Let the adults question the usual suspects and puzzle through the official clues. Marzana and Nialla, along with a multi-talented crew of friends, are going to save the kidnapped girl with tricks only kids could think up. Provided they don't get themselves killed in the process.

For middle-graders who have been stuck behind computer screens for the past year, The Thief Knot is a doorway into a thrilling new world. The story has magic, of both the "rabbit out of a hat" variety and the supernatural, like buildings that have minds of their own, and helpful ghosts. But Milford also layers in some real life lessons here, including the threat of monopolizing corporations bent on domination. Milford portrays grief realistically, and her characters wrestle with anxiety in social situations and how to trust others.
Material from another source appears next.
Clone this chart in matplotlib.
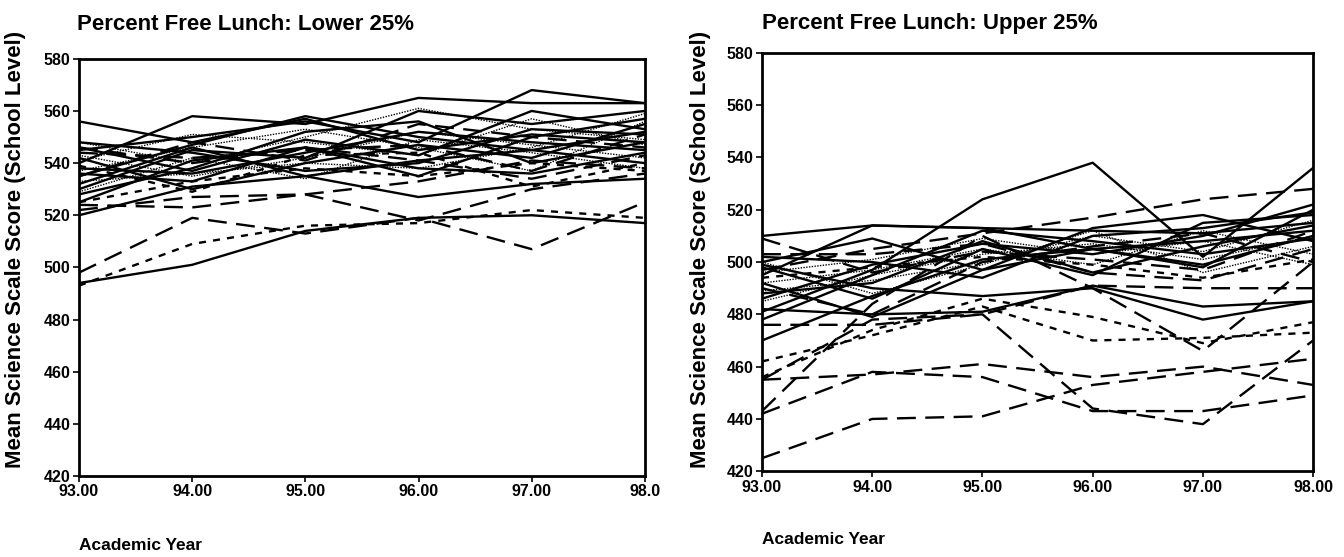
import numpy as np
import matplotlib
matplotlib.use("Agg")
import matplotlib.pyplot as plt

years = [93, 94, 95, 96, 97, 98]
year_labels_left = ["93.00", "94.00", "95.00", "96.00", "97.00", "98.0"]
year_labels_right = ["93.00", "94.00", "95.00", "96.00", "97.00", "98.00"]
y_ticks = [420, 440, 460, 480, 500, 520, 540, 560, 580]

# lower 25% free lunch schools
lower_solid = [
    [494, 501, 514, 519, 520, 517],
    [520, 531, 535, 527, 532, 534],
    [556, 548, 557, 545, 551, 548],
    [540, 558, 555, 565, 563, 563],
    [545, 550, 556, 548, 568, 563],
    [530, 545, 542, 560, 555, 560],
    [535, 547, 558, 550, 545, 552],
    [525, 541, 546, 535, 550, 557],
    [538, 536, 544, 552, 548, 545],
    [532, 546, 535, 541, 545, 540],
    [542, 530, 540, 547, 542, 555],
    [528, 538, 552, 556, 540, 548],
    [548, 544, 537, 540, 553, 551],
    [536, 533, 546, 538, 536, 544],
    [546, 537, 549, 543, 560, 553],
]
lower_dashed = [
    [498, 519, 513, 519, 507, 525],
    [524, 523, 528, 518, 530, 536],
    [522, 527, 528, 533, 541, 538],
    [546, 540, 546, 541, 534, 543],
    [535, 548, 541, 555, 550, 546],
    [544, 542, 545, 547, 537, 551],
]
lower_dotted = [
    [493, 509, 516, 517, 522, 519],
    [525, 533, 538, 535, 540, 537],
    [539, 529, 543, 544, 531, 540],
]
lower_fine = [
    [548, 540, 550, 561, 553, 549],
    [533, 536, 540, 538, 546, 559],
    [541, 551, 548, 543, 557, 547],
    [529, 542, 534, 549, 544, 538],
    [537, 546, 553, 546, 537, 556],
    [543, 535, 542, 552, 547, 542],
]

# upper 25% free lunch schools
upper_solid = [
    [481, 497, 524, 538, 502, 536],
    [510, 514, 513, 512, 511, 515],
    [499, 490, 487, 490, 478, 485],
    [482, 480, 481, 491, 483, 485],
    [470, 487, 501, 505, 498, 520],
    [500, 509, 497, 513, 518, 508],
    [495, 514, 513, 505, 499, 510],
    [486, 499, 507, 503, 510, 522],
    [492, 479, 497, 505, 508, 512],
    [498, 486, 505, 495, 515, 518],
    [478, 495, 512, 508, 503, 509],
    [502, 500, 494, 510, 513, 519],
    [488, 492, 508, 496, 506, 514],
]
upper_dashed = [
    [425, 440, 441, 453, 458, 463],
    [442, 458, 456, 443, 443, 449],
    [455, 457, 461, 456, 460, 453],
    [455, 478, 480, 444, 438, 470],
    [443, 484, 510, 490, 466, 500],
    [476, 476, 480, 491, 490, 490],
    [497, 505, 511, 517, 524, 528],
    [503, 503, 507, 496, 493, 505],
    [490, 480, 500, 506, 511, 500],
    [509, 496, 504, 501, 497, 512],
]
upper_dotted = [
    [462, 472, 483, 470, 471, 473],
    [456, 474, 486, 479, 469, 477],
    [494, 498, 502, 499, 494, 501],
]
upper_fine = [
    [489, 493, 500, 510, 504, 516],
    [496, 501, 509, 503, 508, 499],
    [485, 495, 503, 507, 501, 510],
    [500, 488, 499, 512, 496, 506],
    [492, 497, 505, 499, 512, 503],
]

DASHED = (0, (8, 4))
DOTTED = (0, (3, 3))
FINE = (0, (1, 1))


def plot_panel(ax, solid, dashed, dotted, fine, xlabels, ylabel_y):
    for s in fine:
        ax.plot(years, s, color="black", lw=1.0, linestyle=FINE)
    for s in dotted:
        ax.plot(years, s, color="black", lw=1.7, linestyle=DOTTED)
    for s in dashed:
        ax.plot(years, s, color="black", lw=1.7, linestyle=DASHED)
    for s in solid:
        ax.plot(years, s, color="black", lw=1.7)

    ax.set_xlim(93, 98)
    ax.set_ylim(420, 580)
    ax.set_xticks(years)
    ax.set_xticklabels(xlabels, fontweight="bold", fontsize=11.5)
    ax.set_yticks(y_ticks)
    ax.set_yticklabels([str(t) for t in y_ticks], fontweight="bold", fontsize=11.5)
    ax.tick_params(direction="out", length=4, width=1.2, pad=2)
    for sp in ax.spines.values():
        sp.set_linewidth(2)
    ax.set_ylabel("Mean Science Scale Score (School Level)", fontsize=16, fontweight="bold")
    ax.yaxis.set_label_coords(-0.093, ylabel_y)


def main():
    plt.rcParams["font.family"] = ["Liberation Sans", "DejaVu Sans"]
    fig = plt.figure(figsize=(13.44, 5.57), dpi=100)
    ax1 = fig.add_axes([0.0588, 0.1454, 0.421, 0.749])
    ax2 = fig.add_axes([0.567, 0.154, 0.410, 0.751])

    plot_panel(ax1, lower_solid, lower_dashed, lower_dotted, lower_fine,
               year_labels_left, 0.542)
    plot_panel(ax2, upper_solid, upper_dashed, upper_dotted, upper_fine,
               year_labels_right, 0.53)

    title_y = 1 - 24 / 557
    fig.text(0.0575, title_y, "Percent Free Lunch: Lower 25%", fontsize=16,
             fontweight="bold", va="center")
    fig.text(0.567, title_y, "Percent Free Lunch: Upper 25%", fontsize=16,
             fontweight="bold", va="center")

    fig.text(0.0588, 1 - 545 / 557, "Academic Year", fontsize=12.5, fontweight="bold", va="center")
    fig.text(0.567, 1 - 540 / 557, "Academic Year", fontsize=12.5, fontweight="bold", va="center")

    fig.savefig("out.png", dpi=100)


if __name__ == "__main__":
    main()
Narrator Sandy Rustin has an approachable, pleasant reading style, capturing the pathos of young adolescents and the excitement of the thrill of the chase. Rustin only falters when attempting a minor character's English accent, which she would have done well to leave behind.

Reviewed by Joanna Theiss

*Brigit Young. The Prettiest.
Read by Laura Knight Keating.
6 CDs. 6.5 hrs.
Recorded Books. 2020. Ages 8+


Brigit Young's newest novel focuses on important topics for middle school: bullying and sexual harassment. The Prettiest centers on a list recently released that rates the fifty prettiest girls in eighth grade. Eve Hoffman, a quiet girl who loves to read, made the number one spot, pushing classmate Sophie Kane down to number 2. Young explores the reactions of both girls, their friends, and the boys who garner so much pleasure teasing those who made the list and those who didn't.

The Prettiest is presented in three voices: Eve's, Sophie's, and Nessa's, Eve's best friend. Narrator Laura Knight Keating skillfully differentiates each voice in ways that are appropriate to each character's personality. Eve sounds shy and afraid. It is clear Sophie is angry and insecure. And Nessa, the theater nut, comes across confused, yet confident. Keating's pacing fluctuates with the passions of the moment and smoothes out as the girls' confidence increases.

Not to be outdone by the challenge of bringing male voices to life, Keating handles the boys' vocals well, too. Brody, the most popular boy in school and the prime suspect of the list's creation, is cocky and flirtatious. Eve's older brother has a deeper voice and a tender way of encouraging his younger sibling. Even Weston, a classmate who sides with the girls-turned-vigilantes, has his own vocal cues, including a hint of a stutter and sounds of regret.